2.3 Evaluation of alarm strategies
The alarms that were respectively generated in clinical practice or during simulation were defined as true positives (TP) or false positives (FP) to evaluate the performance to detect AEs. Alarms that occurred in the 24 h before diagnostic confirmation and during the treatment period of the AE were classified as TP in case the vital sign abnormality could be physiologically explained by development or presence of the AE. To enable consequent alarm classification, a list of assumed relations between AEs and vital sign abnormalities was composed using clinical guidelines and literature. In case subsequent AEs with overlapping windows of presentation were observed, alarms that could be related to both events were not double counted but allocated only to the event that developed latest in time. As continuous monitoring is aimed to be used as an early warning tool, TP alarms that were generated in the 24 h before diagnostic confirmation of the AE were also investigated as a separate category (TPearly).
The performance of the original alarm strategy and each of the optimized alternative strategies was evaluated using two sensitivity rates (S
total, S
early), the total alarm rate, and the false discovery rate. S
total and S
early were defined as the number of AEs for which TP alarms or TP
early were observed respectively, and represent the sensitivity for detection or early detection of AEs. The total alarm rate was calculated as the sum of all alarms divided by the total recording time of all patients, resulting in an average number of alarms/day/patient. The false discovery rate was calculated as the percentage of alarms classified as FP. In addition to these four metrics, we introduced a performance score (P-score) to evaluate the relative improvement in overall performance for each of the alternative alarm strategies as compared to the original alarm strategy, based on the trade-off between early AE detection and total alarm rate. For this aim, sub scores were assigned to the level of increase or decrease in S
early and total alarm rate, as specified in Table
2. The P-score was calculated as the sum of the two sub scores assigned to S
early and total alarm rate respectively.
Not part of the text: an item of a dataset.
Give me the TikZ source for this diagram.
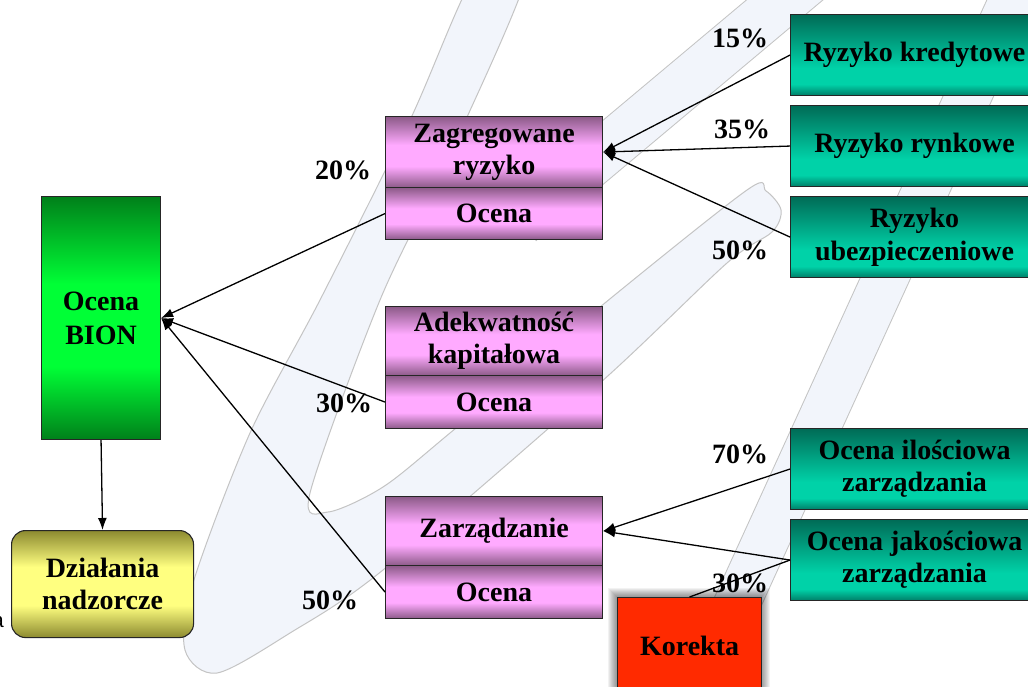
\documentclass[tikz,border=0pt]{standalone}
\usepackage{fontspec}
\setmainfont{Liberation Serif}
\newfontfamily\cutsans{Liberation Sans}
\usetikzlibrary{arrows.meta}
\definecolor{pdark}{HTML}{8C5A88}
\definecolor{plight}{HTML}{FFAAFF}
\definecolor{gdark}{HTML}{00801A}
\definecolor{glight}{HTML}{00FF36}
\definecolor{odark}{HTML}{8C8A30}
\definecolor{olight}{HTML}{FFFF80}
\definecolor{tdark}{HTML}{006B56}
\definecolor{tlight}{HTML}{00D2A8}
\definecolor{tbot}{HTML}{007E68}
\definecolor{redbox}{HTML}{FF2A00}
\definecolor{bandfill}{HTML}{F2F5FB}
\definecolor{bandline}{HTML}{C4C4C4}
\pgfdeclareverticalshading{pinkv}{100bp}{color(0bp)=(pdark); color(25bp)=(pdark); color(40bp)=(plight); color(55bp)=(plight); color(75bp)=(pdark); color(100bp)=(pdark)}
\pgfdeclareverticalshading{greenv}{100bp}{color(0bp)=(gdark); color(25bp)=(gdark); color(40bp)=(glight); color(57bp)=(glight); color(75bp)=(gdark); color(100bp)=(gdark)}
\pgfdeclareverticalshading{olivev}{100bp}{color(0bp)=(odark); color(25bp)=(odark); color(40bp)=(olight); color(58bp)=(olight); color(75bp)=(odark); color(100bp)=(odark)}
\pgfdeclareverticalshading{tealv}{100bp}{color(0bp)=(tbot); color(25bp)=(tbot); color(32bp)=(tlight); color(42bp)=(tlight); color(75bp)=(tdark); color(100bp)=(tdark)}
\newcommand\bfbig{\fontsize{28}{32}\selectfont\bfseries}
\begin{document}
\begin{tikzpicture}[x=1pt,y=-1pt,
  box/.style={draw=black!85, line width=1.1pt, inner sep=0pt, align=center, font=\bfbig},
  pinkbox/.style={box, shading=pinkv, minimum width=217pt},
  tealbox/.style={box, shading=tealv, minimum width=248pt, minimum height=81pt, anchor=north west},
  pct/.style={font=\bfbig, inner sep=0pt},
  conn/.style={line width=1.3pt, draw=black},
  arr/.style={conn, -{Latex[length=12pt,width=9pt]}},
  band/.style={draw=bandline, line width=1pt, fill=bandfill}]
\useasboundingbox (0,0) rectangle (1028,686);
\clip (0,0) rectangle (1028,686);
\fill[white] (0,0) rectangle (1028,686);
% background flourish
\draw[bandline, line width=50pt] (880,-80) -- (520,222);
\draw[bandline, line width=47pt] (1019,-15) -- (693,700);
\draw[bandfill, line width=48pt] (880,-80) -- (520,222);
\draw[bandfill, line width=45pt] (1019,-15) -- (693,700);
\draw[band] plot[smooth cycle, tension=0.5] coordinates {(478,-30) (410,120) (320,300) (250,433) (193,583) (185,650) (217,673) (290,633) (383,570) (600,383) (727,263) (772,232) (781,210) (766,191) (747,190) (600,307) (450,433) (383,487) (328,512) (310,493) (380,300) (452,150) (528,-30)};
% nodes
\node[box, shading=greenv, minimum width=119pt, minimum height=243pt, anchor=north west, font=\fontsize{28}{34}\selectfont\bfseries] (bion) at (41,196) {Ocena\\BION};
\node[box, shading=olivev, rounded corners=14pt, minimum width=182pt, minimum height=107pt, anchor=north west] (dz) at (11,530) {Działania\\nadzorcze};
\node[anchor=base east, font=\cutsans\fontsize{21}{24}\selectfont, inner sep=0pt] (acut) at (4,627) {a};
\node[pinkbox, minimum height=71pt, anchor=north west] (zag) at (385,116) {Zagregowane\\ryzyko};
\node[pinkbox, minimum height=52pt, anchor=north west] (zago) at (385,187) {Ocena};
\node[pinkbox, minimum height=69pt, anchor=north west] (adk) at (385,306) {Adekwatność\\kapitałowa};
\node[pinkbox, minimum height=53pt, anchor=north west] (adko) at (385,375) {Ocena};
\node[pinkbox, minimum height=69pt, anchor=north west] (zarz) at (385,496) {Zarządzanie};
\node[pinkbox, minimum height=53pt, anchor=north west] (zarzo) at (385,565) {Ocena};
\node[tealbox] (kred) at (790,14) {Ryzyko kredytowe};
\node[tealbox] (rynk) at (790,105) {Ryzyko rynkowe};
\node[tealbox, font=\fontsize{28}{33}\selectfont\bfseries] (ubez) at (790,196) {Ryzyko\\ubezpieczeniowe};
\node[tealbox] (ilo) at (790,428) {Ocena ilościowa\\zarządzania};
\node[tealbox] (jak) at (790,519) {Ocena jakościowa\\zarządzania};
% Korekta with soft shadow
\foreach \i in {1,...,9} {\fill[black, opacity=0.05] ({617-\i},{597-\i}) rectangle ({761+\i},700);}
\node[box, fill=redbox, minimum width=144pt, minimum height=96pt, anchor=north west] (kor) at (617,597) {Korekta};
% connectors
\draw[arr] (zago.west) -- (bion.east);
\draw[arr] (adko.west) -- (bion.east);
\draw[arr] (zarzo.west) -- (bion.east);
\draw[arr] (bion.south) -- (dz.north);
\draw[arr] (kred.west) -- (zag.east);
\draw[arr] (rynk.west) -- (zag.east);
\draw[arr] (ubez.west) -- (zag.east);
\draw[arr] (ilo.west) -- (zarz.east);
\draw[arr] (jak.west) -- (zarz.east);
\draw[conn] (kor.north) -- (jak.west);
% percentages
\node[pct] (p15) at (740,38) {15\%};
\node[pct] (p35) at (742,129) {35\%};
\node[pct] (p50a) at (740,250) {50\%};
\node[pct] (p20) at (343,170) {20\%};
\node[pct] (p30a) at (344,403) {30\%};
\node[pct] (p50b) at (330,600) {50\%};
\node[pct] (p70) at (740,454) {70\%};
\node[pct] (p30b) at (740,583) {30\%};
\end{tikzpicture}
\end{document}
Accordingly, a positive P-score indicates improvement in overall performance as opposed to the original alarm strategy the while a negative P-score indicates impairment.
Table 2
Scores used to calculate the performance score (P-score)
−3 | Searly ≤ Searly:ref–10 | TAR > TARref + 0.5 |
−2 | Searly−10 < Searly ≤ Searly:ref−5 | TARref + 0.25 < TAR ≤ TARref + 0.5 |
−1 | Searly:ref−5 < Searly ≤ Searly:ref | TARref < TAR ≤ TARref + 0.25 |
0 | Searly = Searly:ref | TAR = TARref |
1 | Searly:ref < Searly ≤ Searly:ref + 5 | TARref–0.25 < TAR ≤ TARref |
2 | Searly:ref + 5 < Searly ≤ Searly:ref + 10 | TARref–0.5 < TAR ≤ TARref – 0.25 |
3 | Searly > Searly:ref + 10 | TAR ≤ TARref–0.5 |
For each alternative alarm strategy, the parameter set with highest P-score was selected as most optimal and used as standard setting applied to each patient record for further analysis and evaluation. In case of an equal P-score, the setting with lowest false discovery rate or the setting with smallest modification (lowest correction factor) as compared to the original alarm algorithm was selected subsequently. In addition to evaluation of individual alarm strategies, we explored whether combining multiple strategies improved alarm performance. For this aim, all possible combinations of strategies I to V were implemented cumulatively. The trend-based strategy (VI) was not included in these combinations due to its incompatibility with strategies that adapt thresholds for absolute vital sign values. Last, stepwise backward elimination was performed. Accordingly, the strategies that affected the P-score most were removed step-by-step from the combination, starting from the full combination of strategies (I–V). This process was repeated until all combination sizes were tested.